Exercise task
Nothing but the lines from the line that contains "Generate a Python" through the line that contains "import plotly.graph_objects as go" should appear in the output, each reproduced exactly.

Data shown

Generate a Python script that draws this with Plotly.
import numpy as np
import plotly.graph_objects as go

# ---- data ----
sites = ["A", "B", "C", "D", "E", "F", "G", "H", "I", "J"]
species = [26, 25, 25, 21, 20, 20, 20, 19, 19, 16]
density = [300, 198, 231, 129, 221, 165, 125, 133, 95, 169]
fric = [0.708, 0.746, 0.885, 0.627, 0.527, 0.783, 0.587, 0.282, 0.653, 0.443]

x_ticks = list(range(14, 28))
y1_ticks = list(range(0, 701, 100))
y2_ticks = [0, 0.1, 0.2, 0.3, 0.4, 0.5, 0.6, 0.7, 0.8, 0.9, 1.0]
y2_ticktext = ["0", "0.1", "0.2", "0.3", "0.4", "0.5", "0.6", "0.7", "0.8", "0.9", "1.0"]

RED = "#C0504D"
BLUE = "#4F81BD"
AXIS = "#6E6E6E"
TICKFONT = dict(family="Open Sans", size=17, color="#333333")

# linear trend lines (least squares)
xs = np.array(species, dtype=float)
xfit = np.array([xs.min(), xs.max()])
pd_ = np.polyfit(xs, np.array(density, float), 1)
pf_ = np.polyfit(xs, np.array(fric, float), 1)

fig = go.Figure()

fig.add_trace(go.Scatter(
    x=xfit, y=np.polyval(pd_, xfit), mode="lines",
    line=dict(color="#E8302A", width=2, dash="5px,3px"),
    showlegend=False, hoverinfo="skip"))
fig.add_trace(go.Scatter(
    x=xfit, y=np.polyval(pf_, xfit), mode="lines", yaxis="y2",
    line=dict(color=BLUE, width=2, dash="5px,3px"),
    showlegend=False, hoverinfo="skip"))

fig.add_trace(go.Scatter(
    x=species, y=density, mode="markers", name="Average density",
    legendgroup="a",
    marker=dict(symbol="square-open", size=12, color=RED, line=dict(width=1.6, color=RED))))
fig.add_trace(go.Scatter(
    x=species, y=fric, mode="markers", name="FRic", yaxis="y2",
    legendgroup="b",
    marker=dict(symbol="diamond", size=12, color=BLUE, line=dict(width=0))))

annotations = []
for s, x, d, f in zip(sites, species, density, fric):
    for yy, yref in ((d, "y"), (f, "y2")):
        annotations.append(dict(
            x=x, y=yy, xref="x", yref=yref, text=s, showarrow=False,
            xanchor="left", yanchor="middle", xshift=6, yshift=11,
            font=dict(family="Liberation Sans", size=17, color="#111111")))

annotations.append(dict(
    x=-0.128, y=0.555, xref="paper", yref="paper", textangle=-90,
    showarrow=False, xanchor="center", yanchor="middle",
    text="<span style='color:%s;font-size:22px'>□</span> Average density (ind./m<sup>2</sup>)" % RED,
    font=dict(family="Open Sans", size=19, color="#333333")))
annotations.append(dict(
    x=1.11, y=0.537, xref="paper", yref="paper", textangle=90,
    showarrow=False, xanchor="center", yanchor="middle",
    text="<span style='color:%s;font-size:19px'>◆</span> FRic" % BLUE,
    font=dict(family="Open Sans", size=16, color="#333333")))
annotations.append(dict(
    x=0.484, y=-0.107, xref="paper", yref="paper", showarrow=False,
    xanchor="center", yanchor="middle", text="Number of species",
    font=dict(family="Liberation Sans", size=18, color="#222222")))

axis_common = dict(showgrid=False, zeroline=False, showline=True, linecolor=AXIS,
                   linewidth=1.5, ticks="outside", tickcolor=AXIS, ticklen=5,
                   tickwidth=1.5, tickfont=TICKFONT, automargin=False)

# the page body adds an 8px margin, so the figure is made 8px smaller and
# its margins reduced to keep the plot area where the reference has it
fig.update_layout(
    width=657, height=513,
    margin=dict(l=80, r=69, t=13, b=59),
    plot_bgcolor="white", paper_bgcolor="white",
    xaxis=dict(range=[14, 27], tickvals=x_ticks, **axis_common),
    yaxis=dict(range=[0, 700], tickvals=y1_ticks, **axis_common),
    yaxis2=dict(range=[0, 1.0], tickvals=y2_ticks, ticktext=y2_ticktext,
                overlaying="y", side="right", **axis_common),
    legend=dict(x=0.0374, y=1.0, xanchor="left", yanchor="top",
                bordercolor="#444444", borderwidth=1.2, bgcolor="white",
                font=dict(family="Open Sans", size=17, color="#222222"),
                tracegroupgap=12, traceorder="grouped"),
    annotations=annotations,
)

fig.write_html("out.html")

==

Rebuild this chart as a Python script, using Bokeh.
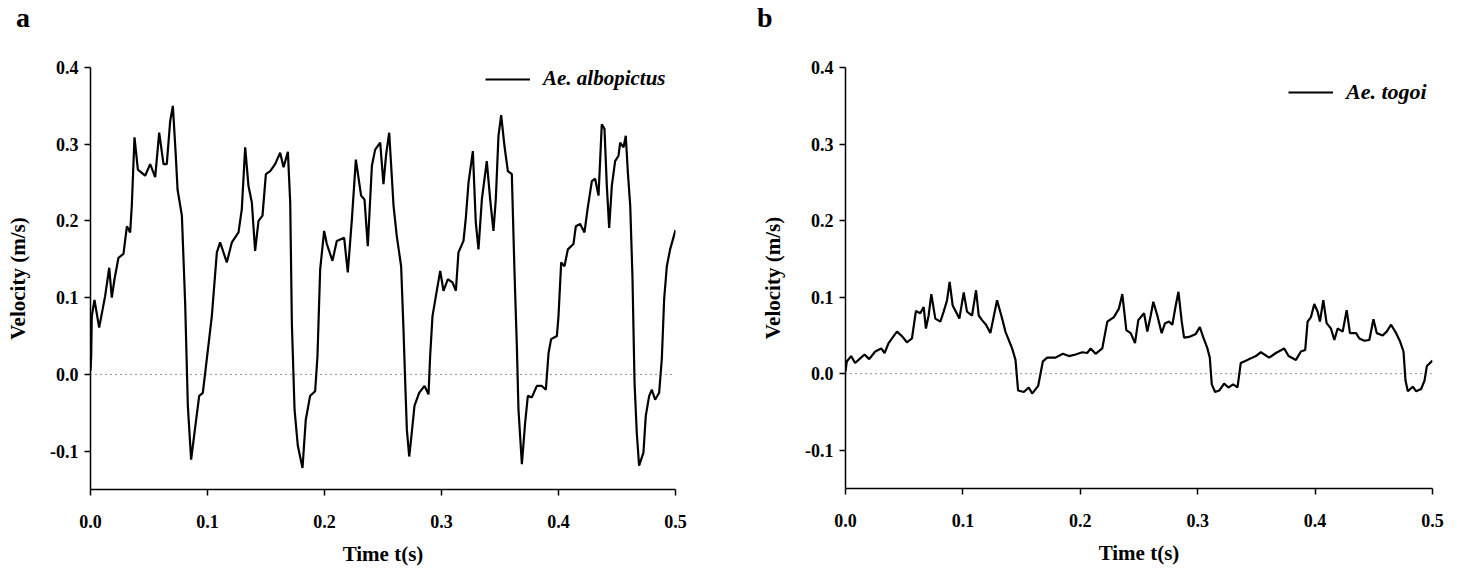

Exercise answer
Generate a Python script that draws this with Plotly.
import numpy as np
import plotly.graph_objects as go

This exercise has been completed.